Naqvi did not mince words to point out that unemployment and poverty remain the biggest challenge for the government and he urged for a review of the reforms.
“Yes, there is a lacuna in the tax administration system,” Abdullah Yusuf remarked while referring to government’s inability to tax the fabulous profits earned by the stock brokers and property dealers this fiscal year. “Property is a provincial subject,” he argued in his defence.
The CBR Chairman agreed that the tax-to-GDP ratio in Pakistan is very unsatisfactory. His explanation was that agriculture constituted 25 per cent of the economy that by and large is outside the tax net. The services sector is 50 per cent of the economy. Of this the whole sellers and retailers are 16 per cent but their contribution in tax is only two per cent. Transporters and storage is 12 per cent of the GDP but give only one per cent of the tax. Manufacturing is 18 per cent of the economy but bears the biggest brunt of 60 per cent taxation.
“There is definitely lopsidedness in tax administration,” the CBR Chairman remarked while pointing out that the number of tax returns last year was 1.14 million which is 14 per cent higher than the preceding year. Of these returns 450,000 were from salary earners.
He informed the participants that out of 45,000 registered companies only 12,000 companies filed return. “Only 3,500 companies paid some tax,” he disclosed. In case of sales tax he said there are 88,000 companies and individuals registered. Of these 20,000 did not file any return.
“We have a very narrow tax base that is vulnerable,” Abdullah Yusuf remarked. “We have a collector who does not want to collect tax and a society that does not want to pay,” was his other spontaneous remark that amused the participants of the seminar.
The CBR chairman also agreed that withholding tax of six per cent on the import has indirect impact as it is recovered from the consumers.

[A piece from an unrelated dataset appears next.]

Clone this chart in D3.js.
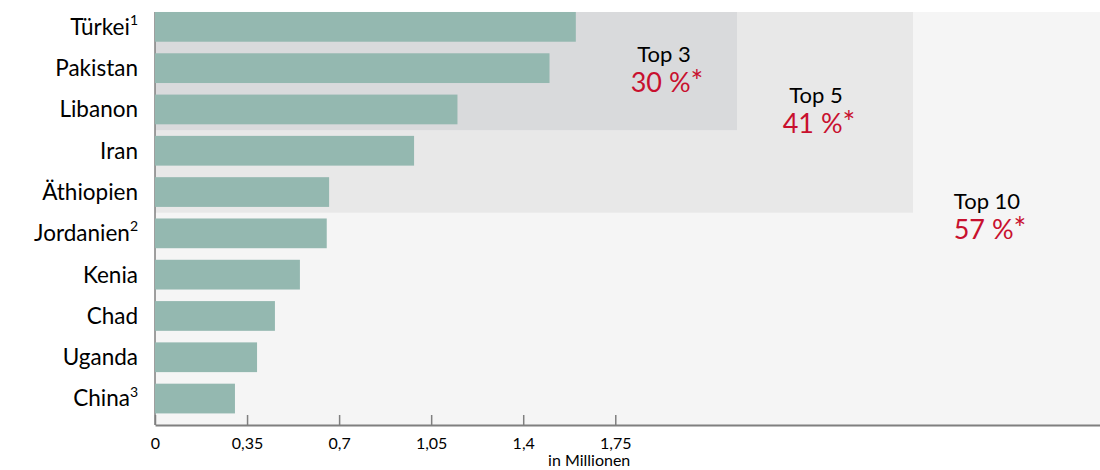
<!DOCTYPE html>
<html>
<head>
<meta charset="utf-8">
<script src="https://cdn.jsdelivr.net/npm/d3@7"></script>
<style>
  html, body { margin: 0; padding: 0; background: #ffffff; }
  svg { display: block; font-family: Lato, "Open Sans", sans-serif; }
</style>
</head>
<body>
<svg id="chart" width="1100" height="470"></svg>
<script>
// ---- data ----
const categories = ["Türkei", "Pakistan", "Libanon", "Iran", "Äthiopien", "Jordanien", "Kenia", "Chad", "Uganda", "China"];
const footnotes  = ["1", "", "", "", "", "2", "", "", "", "3"];
const values     = [1.60, 1.50, 1.15, 0.985, 0.662, 0.653, 0.551, 0.456, 0.388, 0.304];
const tickValues = [0, 0.35, 0.7, 1.05, 1.4, 1.75];
const tickLabels = ["0", "0,35", "0,7", "1,05", "1,4", "1,75"];
const groupNames  = ["Top 10", "Top 5", "Top 3"];
const groupCounts = [10, 5, 3];
const groupShares = ["57 %*", "41 %*", "30 %*"];
const groupExtent = [3.593, 2.882, 2.213]; // right edge of each shaded group, in axis units
const unitLabel = "in Millionen";

// ---- layout ----
const W = 1100, H = 470;
const x0 = 155, x1 = 1100, yTop = 12, yAxis = 425;
const svg = d3.select("#chart");

const x = d3.scaleLinear().domain([0, 3.593]).range([x0, x1]);
const y = d3.scaleBand().domain(categories).range([6.2, 419.2]).paddingInner(0.28).paddingOuter(0.14);
const halfGap = (y.step() - y.bandwidth()) / 2;

const groupFill = ["#f5f5f5", "#e8e8e8", "#d9dadc"];
const groupLabelPos = [[987, 209, 239], [816, 102.7, 133.3], [664, 61.7, 92.3]];

// shaded group backgrounds
groupNames.forEach((g, i) => {
  const n = groupCounts[i];
  const bottom = n === categories.length ? yAxis : y(categories[n - 1]) + y.bandwidth() + halfGap;
  svg.append("rect")
    .attr("x", x(0)).attr("y", yTop)
    .attr("width", x(groupExtent[i]) - x(0))
    .attr("height", bottom - yTop)
    .attr("fill", groupFill[i]);
});

// vertical axis line
svg.append("line")
  .attr("x1", x(0)).attr("x2", x(0)).attr("y1", yTop).attr("y2", yAxis)
  .attr("stroke", "#7f7f7f").attr("stroke-width", 1.5);

// bars
svg.append("g").selectAll("rect").data(categories).join("rect")
  .attr("x", x(0))
  .attr("y", d => y(d))
  .attr("width", (d, i) => x(values[i]) - x(0))
  .attr("height", y.bandwidth())
  .attr("fill", "#94b8b0");

// group annotations
groupNames.forEach((g, i) => {
  const [cx, b1, b2] = groupLabelPos[i];
  svg.append("text").attr("x", cx).attr("y", b1)
    .attr("text-anchor", "middle").attr("font-size", 22).attr("fill", "#000")
    .text(g);
  const share = groupShares[i];
  const t = svg.append("text").attr("x", cx + 3).attr("y", b2)
    .attr("text-anchor", "middle").attr("font-size", 27).attr("fill", "#c8102e");
  t.append("tspan").text(share.replace("*", ""));
  t.append("tspan").attr("font-size", 30).text("*");
});

// category labels
const lab = svg.append("g").selectAll("text").data(categories).join("text")
  .attr("x", 138)
  .attr("y", d => y(d) + y.bandwidth() / 2)
  .attr("dy", "0.35em")
  .attr("text-anchor", "end")
  .attr("font-size", 22.5)
  .attr("fill", "#000");
lab.append("tspan").text(d => d);
lab.append("tspan")
  .attr("font-size", 14)
  .attr("dy", "-0.7em")
  .text((d, i) => footnotes[i]);

// x axis
const axis = d3.axisBottom(x)
  .tickValues(tickValues)
  .tickFormat((d, i) => tickLabels[i])
  .tickSizeInner(-10)
  .tickSizeOuter(0)
  .tickPadding(12.6);
const gx = svg.append("g").attr("transform", `translate(0,${yAxis})`).call(axis);
gx.select(".domain").attr("stroke", "#7f7f7f").attr("stroke-width", 2);
gx.selectAll(".tick line").attr("stroke", "#7f7f7f").attr("stroke-width", 1.5);
gx.selectAll(".tick text").attr("font-size", 16).attr("fill", "#000")
  .attr("font-family", "Lato, 'Open Sans', sans-serif");

svg.append("text")
  .attr("x", x(1.75) + 15).attr("y", 466)
  .attr("text-anchor", "end").attr("font-size", 16).attr("fill", "#000")
  .text(unitLabel);
</script>
</body>
</html>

He informed the audience how the manufacturers who are refunded this tax are abusing the rebate facility. The manufacturers import goods and get refund of 6 per cent withholding tax. Instead of using this raw material for value addition, the manufacturers indulge in trading as they have a beneficial edge over the commercial importers.
He also agreed that inflation is in double digit and has exceeded the original 5 per cent projection. “But who would have imagined in June last, when budget was presented, that international oil prices would jump to $55 a barrel,” he argued while pointing out that inflation was then computed at $22 to 25 a barrel. “Rising oil price is an international phenomenon which will have to be absorbed,” he said.
But he was confident that the food related inflation would be brought under control if supply of the wheat and other commodities was well managed.
On Monday he said the CBR was putting into operation the KICT project under which the importer would inform the customs electronically of the bill of ladings of his consignment under a self assessment scheme. The customs will process it and clear the goods even before the ship touches Pakistan coast. “It is a revolutionary concept that we hope to expand by next 12 to 18 months to all parts of the country.”
Yet another radical measure being taken is to reduce the number of tax appeals. He said that there are 77,000 such appeals out of which 55,000 were pending at the first stage. “By February we have reduced this number to 28,000 and intend to bring it down further by next June.” These appeals filed by the CBR and the tax payers is a drag as the amount involved is hardly 5 per cent. A three-member Committee that include two from private sector and one official is sorting out all these appeals.
The CBR Chairman hinted at giving some concessions to the small and medium size business enterprises in the next budget. This could be by way of setting up industrial estates with developed infrastructure facilities under public-private sectors partnership, micro financing and sparing small units from round the year inspection by 27 government agencies.